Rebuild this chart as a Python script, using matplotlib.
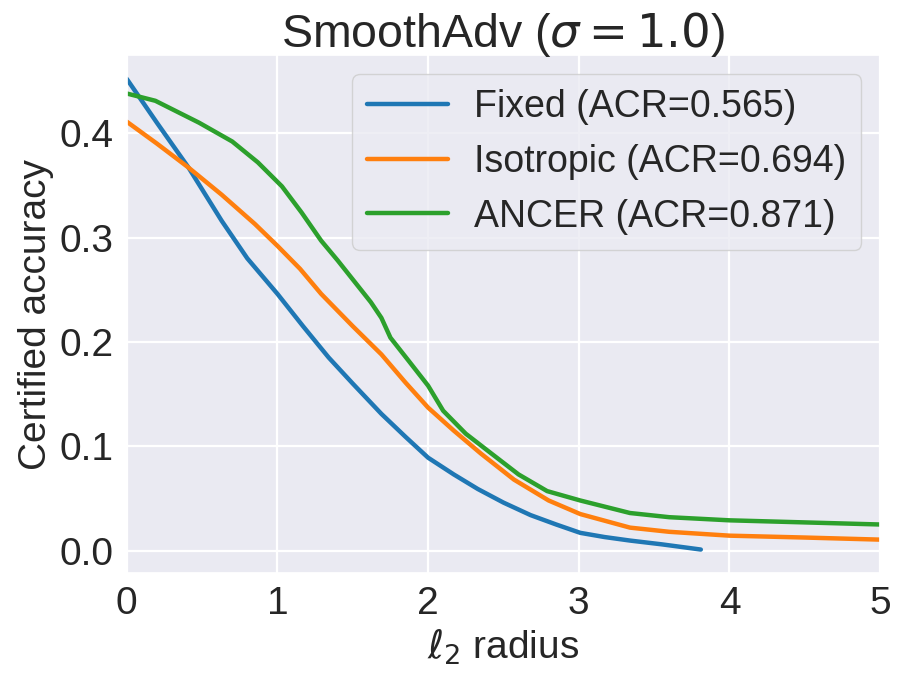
import matplotlib
matplotlib.use("Agg")
import matplotlib.pyplot as plt
import seaborn as sns

# values
fixed_r = [0, 0.2, 0.41, 0.63, 0.8, 1.0, 1.17, 1.34, 1.5, 1.69, 1.85, 2.0,
           2.17, 2.33, 2.5, 2.68, 2.85, 3.01, 3.17, 3.34, 3.55, 3.81]
fixed_acc = [0.452, 0.41, 0.367, 0.316, 0.28, 0.246, 0.215, 0.185, 0.16, 0.131,
             0.109, 0.089, 0.073, 0.059, 0.046, 0.034, 0.025, 0.017, 0.013,
             0.0096, 0.006, 0.001]

iso_r = [0, 0.2, 0.41, 0.63, 0.85, 1.0, 1.15, 1.29, 1.5, 1.69, 1.85, 2.0,
         2.17, 2.35, 2.57, 2.8, 3.01, 3.34, 3.6, 4.0, 4.5, 5.0]
iso_acc = [0.411, 0.39, 0.367, 0.341, 0.313, 0.292, 0.27, 0.246, 0.215, 0.188,
           0.161, 0.137, 0.115, 0.093, 0.068, 0.048, 0.035, 0.022, 0.018,
           0.0143, 0.0125, 0.0105]

ancer_r = [0, 0.19, 0.48, 0.7, 0.87, 1.03, 1.16, 1.29, 1.4, 1.51, 1.62, 1.69,
           1.75, 1.87, 2.0, 2.1, 2.25, 2.42, 2.6, 2.79, 3.01, 3.34, 3.6, 4.0,
           4.5, 5.0]
ancer_acc = [0.438, 0.431, 0.41, 0.392, 0.372, 0.349, 0.324, 0.297, 0.278,
             0.258, 0.238, 0.223, 0.204, 0.182, 0.158, 0.134, 0.112, 0.093,
             0.073, 0.057, 0.048, 0.036, 0.032, 0.029, 0.027, 0.025]

labels = ["Fixed (ACR=0.565)", "Isotropic (ACR=0.694)", "ANCER (ACR=0.871)"]
colors = ["#1f77b4", "#ff7f0e", "#2ca02c"]

sns.set_theme(style="darkgrid", rc={"grid.linewidth": 1.6})
plt.rcParams['font.family'] = ['Liberation Sans', 'DejaVu Sans']

fig, ax = plt.subplots(figsize=(8.99, 6.75), dpi=100)
fig.subplots_adjust(left=0.141, right=0.979, top=0.918, bottom=0.151)

ax.plot(fixed_r, fixed_acc, lw=3.2, color=colors[0], label=labels[0])
ax.plot(iso_r, iso_acc, lw=3.2, color=colors[1], label=labels[1])
ax.plot(ancer_r, ancer_acc, lw=3.2, color=colors[2], label=labels[2])

ax.set_xlim(0, 5)
ax.set_xticks([0, 1, 2, 3, 4, 5])
ax.set_yticks([0.0, 0.1, 0.2, 0.3, 0.4])
ax.tick_params(labelsize=28)
ax.set_xlabel(r"$\ell_2$ radius", fontsize=28)
ax.set_ylabel("Certified accuracy", fontsize=28)
ax.set_title(r"SmoothAdv ($\sigma=1.0$)", fontsize=33.5)
ax.legend(fontsize=27, loc="upper right", handlelength=2.15, handletextpad=0.7)

fig.savefig("out.png", dpi=100)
########################################
EXERCISE DESCRIPTION: Without the pictures, repeat the listing above exactly.

EXERCISE SOLUTION:
Rebuild this chart as a Python script, using matplotlib.
import matplotlib
matplotlib.use("Agg")
import matplotlib.pyplot as plt
import seaborn as sns

# values
fixed_r = [0, 0.2, 0.41, 0.63, 0.8, 1.0, 1.17, 1.34, 1.5, 1.69, 1.85, 2.0,
           2.17, 2.33, 2.5, 2.68, 2.85, 3.01, 3.17, 3.34, 3.55, 3.81]
fixed_acc = [0.452, 0.41, 0.367, 0.316, 0.28, 0.246, 0.215, 0.185, 0.16, 0.131,
             0.109, 0.089, 0.073, 0.059, 0.046, 0.034, 0.025, 0.017, 0.013,
             0.0096, 0.006, 0.001]

iso_r = [0, 0.2, 0.41, 0.63, 0.85, 1.0, 1.15, 1.29, 1.5, 1.69, 1.85, 2.0,
         2.17, 2.35, 2.57, 2.8, 3.01, 3.34, 3.6, 4.0, 4.5, 5.0]
iso_acc = [0.411, 0.39, 0.367, 0.341, 0.313, 0.292, 0.27, 0.246, 0.215, 0.188,
           0.161, 0.137, 0.115, 0.093, 0.068, 0.048, 0.035, 0.022, 0.018,
           0.0143, 0.0125, 0.0105]

ancer_r = [0, 0.19, 0.48, 0.7, 0.87, 1.03, 1.16, 1.29, 1.4, 1.51, 1.62, 1.69,
           1.75, 1.87, 2.0, 2.1, 2.25, 2.42, 2.6, 2.79, 3.01, 3.34, 3.6, 4.0,
           4.5, 5.0]
ancer_acc = [0.438, 0.431, 0.41, 0.392, 0.372, 0.349, 0.324, 0.297, 0.278,
             0.258, 0.238, 0.223, 0.204, 0.182, 0.158, 0.134, 0.112, 0.093,
             0.073, 0.057, 0.048, 0.036, 0.032, 0.029, 0.027, 0.025]

labels = ["Fixed (ACR=0.565)", "Isotropic (ACR=0.694)", "ANCER (ACR=0.871)"]
colors = ["#1f77b4", "#ff7f0e", "#2ca02c"]

sns.set_theme(style="darkgrid", rc={"grid.linewidth": 1.6})
plt.rcParams['font.family'] = ['Liberation Sans', 'DejaVu Sans']

fig, ax = plt.subplots(figsize=(8.99, 6.75), dpi=100)
fig.subplots_adjust(left=0.141, right=0.979, top=0.918, bottom=0.151)

ax.plot(fixed_r, fixed_acc, lw=3.2, color=colors[0], label=labels[0])
ax.plot(iso_r, iso_acc, lw=3.2, color=colors[1], label=labels[1])
ax.plot(ancer_r, ancer_acc, lw=3.2, color=colors[2], label=labels[2])

ax.set_xlim(0, 5)
ax.set_xticks([0, 1, 2, 3, 4, 5])
ax.set_yticks([0.0, 0.1, 0.2, 0.3, 0.4])
ax.tick_params(labelsize=28)
ax.set_xlabel(r"$\ell_2$ radius", fontsize=28)
ax.set_ylabel("Certified accuracy", fontsize=28)
ax.set_title(r"SmoothAdv ($\sigma=1.0$)", fontsize=33.5)
ax.legend(fontsize=27, loc="upper right", handlelength=2.15, handletextpad=0.7)

fig.savefig("out.png", dpi=100)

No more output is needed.